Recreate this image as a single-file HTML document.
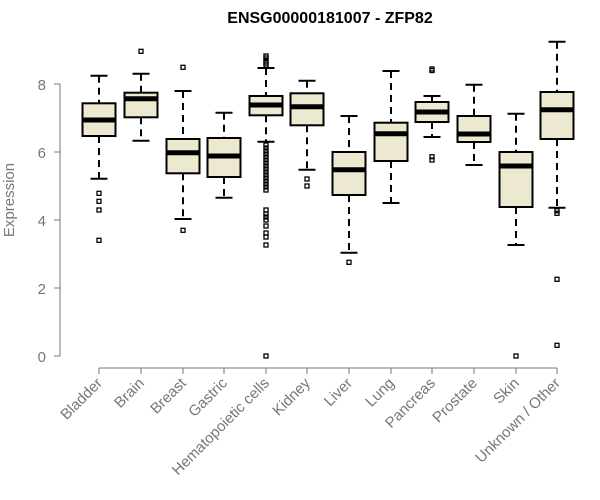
<!DOCTYPE html>
<html><head><meta charset="utf-8"><style>body{margin:0;background:#fff}svg{display:block}</style></head><body>
<svg width="600" height="500" xmlns="http://www.w3.org/2000/svg" font-family="Liberation Sans, sans-serif">
<text x="330" y="23" font-size="16" font-weight="bold" text-anchor="middle">ENSG00000181007 - ZFP82</text>
<g stroke="#777" stroke-width="1" fill="none">
<line x1="60" y1="84" x2="60" y2="356"/>
<line x1="54" y1="84" x2="60" y2="84"/><line x1="54" y1="152" x2="60" y2="152"/><line x1="54" y1="220" x2="60" y2="220"/><line x1="54" y1="288" x2="60" y2="288"/><line x1="54" y1="356" x2="60" y2="356"/>
<line x1="99" y1="368" x2="557" y2="368"/>
</g>
<g fill="#777" font-size="15" text-anchor="end">
<text x="46" y="90">8</text><text x="46" y="158">6</text><text x="46" y="226">4</text><text x="46" y="294">2</text><text x="46" y="362">0</text>
</g>
<text transform="translate(14,200) rotate(-90)" fill="#777" font-size="15" text-anchor="middle">Expression</text>
<g id="plot"></g>
<g id="labels" fill="#777" font-size="15" text-anchor="end"></g>
<script>
var d=[
["Bladder",99,75.7,103.3,120,136,178.7,[193.3,201.3,210,240.3]],
["Brain",141,73.7,92.7,98.7,117.3,140.7,[51.3]],
["Breast",183,91,139,152.7,173.3,219,[67.3,230.3]],
["Gastric",224,112.7,138,156,177,197.7,[]],
["Hematopoietic cells",266,68,96,105,115.3,141.7,[56,58,61,63,65,145,148,151,154,157,160,163,166,169,172,175,178,181,184,187,190,210,214,217,220,226,233,237,245,356]],
["Kidney",307,80.7,93.3,106.7,125.3,169.7,[179,186]],
["Liver",349,116,152,169.7,195,252.7,[262.3]],
["Lung",391,71,122.7,133.7,161,203,[]],
["Pancreas",432,96,102,112,122,137,[69,70.5,156.7,160]],
["Prostate",474,84.7,116,134,142,165,[]],
["Skin",516,113.7,152,166,207,245,[356]],
["Unknown / Other",557,41.7,92,109.7,139,207.7,[210.7,213.3,279.3,345.3]]];
var ns="http://www.w3.org/2000/svg",p=document.getElementById("plot"),L=document.getElementById("labels");
function el(t,a,par){var e=document.createElementNS(ns,t);for(var k in a)e.setAttribute(k,a[k]);(par||p).appendChild(e);return e;}
d.forEach(function(r){var x=r[1];
el("line",{x1:x,y1:r[2],x2:x,y2:r[3],stroke:"#000","stroke-width":2,"stroke-dasharray":"7,5"});
el("line",{x1:x,y1:r[5],x2:x,y2:r[6],stroke:"#000","stroke-width":2,"stroke-dasharray":"7,5"});
el("line",{x1:x-8.5,y1:r[2],x2:x+8.5,y2:r[2],stroke:"#000","stroke-width":2});
el("line",{x1:x-8.5,y1:r[6],x2:x+8.5,y2:r[6],stroke:"#000","stroke-width":2});
el("rect",{x:x-16.5,y:r[3],width:33,height:r[5]-r[3],fill:"#ede8d0",stroke:"#000","stroke-width":2});
el("line",{x1:x-16.5,y1:r[4],x2:x+16.5,y2:r[4],stroke:"#000","stroke-width":5});
r[7].forEach(function(y){el("rect",{x:x-2,y:y-2,width:4,height:4,fill:"none",stroke:"#000","stroke-width":1.3});});
el("line",{x1:x,y1:368,x2:x,y2:374,stroke:"#777","stroke-width":1});
var t=el("text",{transform:"translate("+(x+4)+",384) rotate(-45)"},L);t.textContent=r[0];
});
</script>
</svg>
</body></html>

* [Your instructions] Without including any pictures, print all of the material exactly as given.

* [Expected answer]
Recreate this image as a single-file HTML document.
<!DOCTYPE html>
<html><head><meta charset="utf-8"><style>body{margin:0;background:#fff}svg{display:block}</style></head><body>
<svg width="600" height="500" xmlns="http://www.w3.org/2000/svg" font-family="Liberation Sans, sans-serif">
<text x="330" y="23" font-size="16" font-weight="bold" text-anchor="middle">ENSG00000181007 - ZFP82</text>
<g stroke="#777" stroke-width="1" fill="none">
<line x1="60" y1="84" x2="60" y2="356"/>
<line x1="54" y1="84" x2="60" y2="84"/><line x1="54" y1="152" x2="60" y2="152"/><line x1="54" y1="220" x2="60" y2="220"/><line x1="54" y1="288" x2="60" y2="288"/><line x1="54" y1="356" x2="60" y2="356"/>
<line x1="99" y1="368" x2="557" y2="368"/>
</g>
<g fill="#777" font-size="15" text-anchor="end">
<text x="46" y="90">8</text><text x="46" y="158">6</text><text x="46" y="226">4</text><text x="46" y="294">2</text><text x="46" y="362">0</text>
</g>
<text transform="translate(14,200) rotate(-90)" fill="#777" font-size="15" text-anchor="middle">Expression</text>
<g id="plot"></g>
<g id="labels" fill="#777" font-size="15" text-anchor="end"></g>
<script>
var d=[
["Bladder",99,75.7,103.3,120,136,178.7,[193.3,201.3,210,240.3]],
["Brain",141,73.7,92.7,98.7,117.3,140.7,[51.3]],
["Breast",183,91,139,152.7,173.3,219,[67.3,230.3]],
["Gastric",224,112.7,138,156,177,197.7,[]],
["Hematopoietic cells",266,68,96,105,115.3,141.7,[56,58,61,63,65,145,148,151,154,157,160,163,166,169,172,175,178,181,184,187,190,210,214,217,220,226,233,237,245,356]],
["Kidney",307,80.7,93.3,106.7,125.3,169.7,[179,186]],
["Liver",349,116,152,169.7,195,252.7,[262.3]],
["Lung",391,71,122.7,133.7,161,203,[]],
["Pancreas",432,96,102,112,122,137,[69,70.5,156.7,160]],
["Prostate",474,84.7,116,134,142,165,[]],
["Skin",516,113.7,152,166,207,245,[356]],
["Unknown / Other",557,41.7,92,109.7,139,207.7,[210.7,213.3,279.3,345.3]]];
var ns="http://www.w3.org/2000/svg",p=document.getElementById("plot"),L=document.getElementById("labels");
function el(t,a,par){var e=document.createElementNS(ns,t);for(var k in a)e.setAttribute(k,a[k]);(par||p).appendChild(e);return e;}
d.forEach(function(r){var x=r[1];
el("line",{x1:x,y1:r[2],x2:x,y2:r[3],stroke:"#000","stroke-width":2,"stroke-dasharray":"7,5"});
el("line",{x1:x,y1:r[5],x2:x,y2:r[6],stroke:"#000","stroke-width":2,"stroke-dasharray":"7,5"});
el("line",{x1:x-8.5,y1:r[2],x2:x+8.5,y2:r[2],stroke:"#000","stroke-width":2});
el("line",{x1:x-8.5,y1:r[6],x2:x+8.5,y2:r[6],stroke:"#000","stroke-width":2});
el("rect",{x:x-16.5,y:r[3],width:33,height:r[5]-r[3],fill:"#ede8d0",stroke:"#000","stroke-width":2});
el("line",{x1:x-16.5,y1:r[4],x2:x+16.5,y2:r[4],stroke:"#000","stroke-width":5});
r[7].forEach(function(y){el("rect",{x:x-2,y:y-2,width:4,height:4,fill:"none",stroke:"#000","stroke-width":1.3});});
el("line",{x1:x,y1:368,x2:x,y2:374,stroke:"#777","stroke-width":1});
var t=el("text",{transform:"translate("+(x+4)+",384) rotate(-45)"},L);t.textContent=r[0];
});
</script>
</svg>
</body></html>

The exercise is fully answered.